» **Goal**
Return the number of lines holding "script", with nothing added.

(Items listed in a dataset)
----

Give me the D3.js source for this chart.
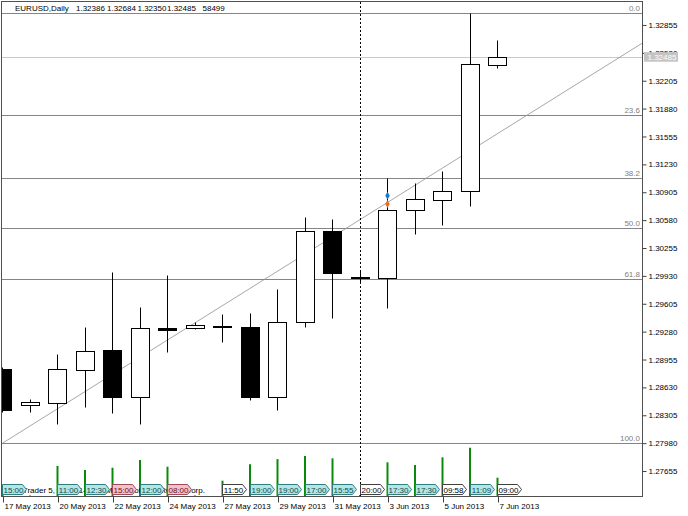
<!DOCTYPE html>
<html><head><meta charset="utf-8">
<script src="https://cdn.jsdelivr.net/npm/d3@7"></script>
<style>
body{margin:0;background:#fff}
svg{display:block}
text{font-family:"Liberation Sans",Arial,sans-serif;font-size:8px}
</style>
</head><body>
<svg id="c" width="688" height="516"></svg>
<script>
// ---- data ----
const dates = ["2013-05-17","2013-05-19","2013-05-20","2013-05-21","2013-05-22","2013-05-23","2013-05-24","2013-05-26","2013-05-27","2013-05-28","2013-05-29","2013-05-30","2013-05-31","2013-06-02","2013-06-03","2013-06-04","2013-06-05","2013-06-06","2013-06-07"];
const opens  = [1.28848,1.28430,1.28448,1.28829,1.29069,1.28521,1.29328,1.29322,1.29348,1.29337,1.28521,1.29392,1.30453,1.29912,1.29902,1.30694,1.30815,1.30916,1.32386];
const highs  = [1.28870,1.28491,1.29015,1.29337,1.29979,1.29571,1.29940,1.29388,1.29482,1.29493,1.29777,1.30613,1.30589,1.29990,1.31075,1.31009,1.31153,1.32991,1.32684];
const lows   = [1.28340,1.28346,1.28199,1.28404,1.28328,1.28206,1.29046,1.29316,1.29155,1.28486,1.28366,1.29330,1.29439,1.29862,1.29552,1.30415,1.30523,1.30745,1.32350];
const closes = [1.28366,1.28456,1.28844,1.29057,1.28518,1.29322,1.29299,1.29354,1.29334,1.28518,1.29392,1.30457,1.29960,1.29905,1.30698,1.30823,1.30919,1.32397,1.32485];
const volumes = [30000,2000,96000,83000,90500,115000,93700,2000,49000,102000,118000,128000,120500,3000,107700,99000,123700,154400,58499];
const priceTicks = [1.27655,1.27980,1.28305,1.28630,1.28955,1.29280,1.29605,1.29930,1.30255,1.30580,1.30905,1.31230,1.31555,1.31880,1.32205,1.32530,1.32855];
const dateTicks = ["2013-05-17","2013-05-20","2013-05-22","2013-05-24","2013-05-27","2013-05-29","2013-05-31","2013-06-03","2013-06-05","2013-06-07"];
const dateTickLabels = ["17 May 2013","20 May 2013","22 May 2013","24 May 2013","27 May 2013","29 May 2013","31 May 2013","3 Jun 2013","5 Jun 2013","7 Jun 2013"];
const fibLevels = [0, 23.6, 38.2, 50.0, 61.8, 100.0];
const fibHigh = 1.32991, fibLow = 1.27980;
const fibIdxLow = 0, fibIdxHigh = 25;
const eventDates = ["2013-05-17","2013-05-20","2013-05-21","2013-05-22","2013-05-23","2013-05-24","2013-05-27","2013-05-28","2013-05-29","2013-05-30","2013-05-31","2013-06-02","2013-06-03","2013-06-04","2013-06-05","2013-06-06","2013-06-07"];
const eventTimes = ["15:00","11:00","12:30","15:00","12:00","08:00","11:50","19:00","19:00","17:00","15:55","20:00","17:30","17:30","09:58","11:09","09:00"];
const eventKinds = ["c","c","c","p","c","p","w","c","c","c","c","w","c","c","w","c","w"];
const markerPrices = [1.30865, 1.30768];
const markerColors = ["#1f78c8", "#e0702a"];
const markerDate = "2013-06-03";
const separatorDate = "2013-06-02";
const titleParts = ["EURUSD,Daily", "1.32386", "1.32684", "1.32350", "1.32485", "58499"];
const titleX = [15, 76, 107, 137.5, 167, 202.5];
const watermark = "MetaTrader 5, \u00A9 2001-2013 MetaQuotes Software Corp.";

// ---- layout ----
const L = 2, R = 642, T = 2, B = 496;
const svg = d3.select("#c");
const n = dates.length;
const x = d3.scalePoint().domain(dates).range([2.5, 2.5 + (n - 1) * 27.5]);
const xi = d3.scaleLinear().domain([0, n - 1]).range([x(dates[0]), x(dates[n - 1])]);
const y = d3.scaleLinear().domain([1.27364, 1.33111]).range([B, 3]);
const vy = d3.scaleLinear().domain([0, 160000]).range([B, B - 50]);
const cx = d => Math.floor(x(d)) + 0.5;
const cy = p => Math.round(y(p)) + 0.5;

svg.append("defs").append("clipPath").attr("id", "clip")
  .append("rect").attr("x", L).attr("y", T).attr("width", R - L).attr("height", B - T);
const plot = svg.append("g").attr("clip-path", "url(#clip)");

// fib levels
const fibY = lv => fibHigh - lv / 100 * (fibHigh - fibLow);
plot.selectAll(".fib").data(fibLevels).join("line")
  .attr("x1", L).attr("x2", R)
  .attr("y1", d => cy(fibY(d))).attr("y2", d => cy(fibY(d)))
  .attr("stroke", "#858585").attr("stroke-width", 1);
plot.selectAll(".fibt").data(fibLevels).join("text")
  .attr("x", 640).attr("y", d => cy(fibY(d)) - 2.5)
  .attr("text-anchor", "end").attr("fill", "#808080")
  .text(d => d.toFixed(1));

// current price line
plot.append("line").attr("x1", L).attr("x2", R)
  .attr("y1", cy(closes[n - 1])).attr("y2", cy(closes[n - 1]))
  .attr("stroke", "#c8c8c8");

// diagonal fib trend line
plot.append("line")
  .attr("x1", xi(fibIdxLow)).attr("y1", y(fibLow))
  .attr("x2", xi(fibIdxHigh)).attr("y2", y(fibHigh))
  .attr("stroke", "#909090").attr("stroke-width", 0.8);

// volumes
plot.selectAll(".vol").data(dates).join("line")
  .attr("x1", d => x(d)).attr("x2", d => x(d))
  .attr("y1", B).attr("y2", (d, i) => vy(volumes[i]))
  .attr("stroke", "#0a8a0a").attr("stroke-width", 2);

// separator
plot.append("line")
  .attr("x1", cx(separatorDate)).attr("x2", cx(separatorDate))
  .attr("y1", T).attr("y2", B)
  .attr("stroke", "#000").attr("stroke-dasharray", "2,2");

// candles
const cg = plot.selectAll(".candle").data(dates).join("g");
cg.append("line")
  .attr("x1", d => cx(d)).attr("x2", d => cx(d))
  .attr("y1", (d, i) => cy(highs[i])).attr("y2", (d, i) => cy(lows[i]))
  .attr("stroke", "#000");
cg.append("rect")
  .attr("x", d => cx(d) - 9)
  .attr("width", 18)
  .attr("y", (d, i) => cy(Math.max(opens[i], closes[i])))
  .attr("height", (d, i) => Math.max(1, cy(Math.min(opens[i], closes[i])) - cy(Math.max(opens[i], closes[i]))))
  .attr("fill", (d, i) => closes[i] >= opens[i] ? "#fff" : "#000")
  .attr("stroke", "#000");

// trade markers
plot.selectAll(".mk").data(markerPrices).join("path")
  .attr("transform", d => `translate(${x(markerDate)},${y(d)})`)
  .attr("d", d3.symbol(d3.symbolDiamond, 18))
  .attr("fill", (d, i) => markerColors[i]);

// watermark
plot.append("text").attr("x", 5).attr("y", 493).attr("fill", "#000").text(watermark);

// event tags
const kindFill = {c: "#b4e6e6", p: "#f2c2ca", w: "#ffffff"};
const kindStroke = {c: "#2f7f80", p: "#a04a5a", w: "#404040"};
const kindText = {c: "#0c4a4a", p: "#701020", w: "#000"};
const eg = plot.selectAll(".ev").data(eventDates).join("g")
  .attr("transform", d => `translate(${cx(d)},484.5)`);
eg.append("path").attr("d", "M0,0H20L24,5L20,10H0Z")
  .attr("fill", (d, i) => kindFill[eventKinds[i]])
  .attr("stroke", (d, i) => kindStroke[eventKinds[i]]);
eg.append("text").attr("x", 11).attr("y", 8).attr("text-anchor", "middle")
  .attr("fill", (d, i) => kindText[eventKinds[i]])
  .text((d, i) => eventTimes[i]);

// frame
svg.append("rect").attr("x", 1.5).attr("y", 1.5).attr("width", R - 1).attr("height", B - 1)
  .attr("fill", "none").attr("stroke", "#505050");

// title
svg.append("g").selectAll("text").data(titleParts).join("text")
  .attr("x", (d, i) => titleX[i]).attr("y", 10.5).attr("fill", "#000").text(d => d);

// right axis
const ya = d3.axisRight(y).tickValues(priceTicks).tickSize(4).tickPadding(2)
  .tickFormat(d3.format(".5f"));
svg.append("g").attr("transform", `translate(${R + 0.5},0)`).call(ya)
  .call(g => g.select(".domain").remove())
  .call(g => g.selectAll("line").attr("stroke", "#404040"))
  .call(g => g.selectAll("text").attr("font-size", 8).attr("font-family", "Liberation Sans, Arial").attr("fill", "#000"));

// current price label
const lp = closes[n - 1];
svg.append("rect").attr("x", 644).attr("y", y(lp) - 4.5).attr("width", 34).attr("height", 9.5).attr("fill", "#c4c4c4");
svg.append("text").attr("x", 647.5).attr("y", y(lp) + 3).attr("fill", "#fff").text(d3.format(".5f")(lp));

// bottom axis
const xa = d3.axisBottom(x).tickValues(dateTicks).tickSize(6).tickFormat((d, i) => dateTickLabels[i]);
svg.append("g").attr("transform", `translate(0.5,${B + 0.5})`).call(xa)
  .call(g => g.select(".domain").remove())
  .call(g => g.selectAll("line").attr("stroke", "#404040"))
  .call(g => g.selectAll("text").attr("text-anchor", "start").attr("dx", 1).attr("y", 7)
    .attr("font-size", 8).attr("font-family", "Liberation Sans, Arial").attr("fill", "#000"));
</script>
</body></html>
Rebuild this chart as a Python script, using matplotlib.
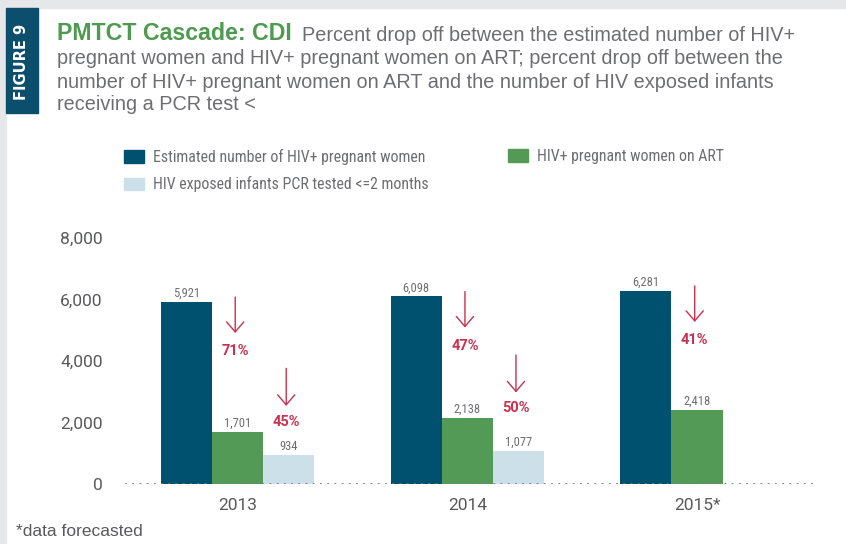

----

» **Answer to this exercise**
4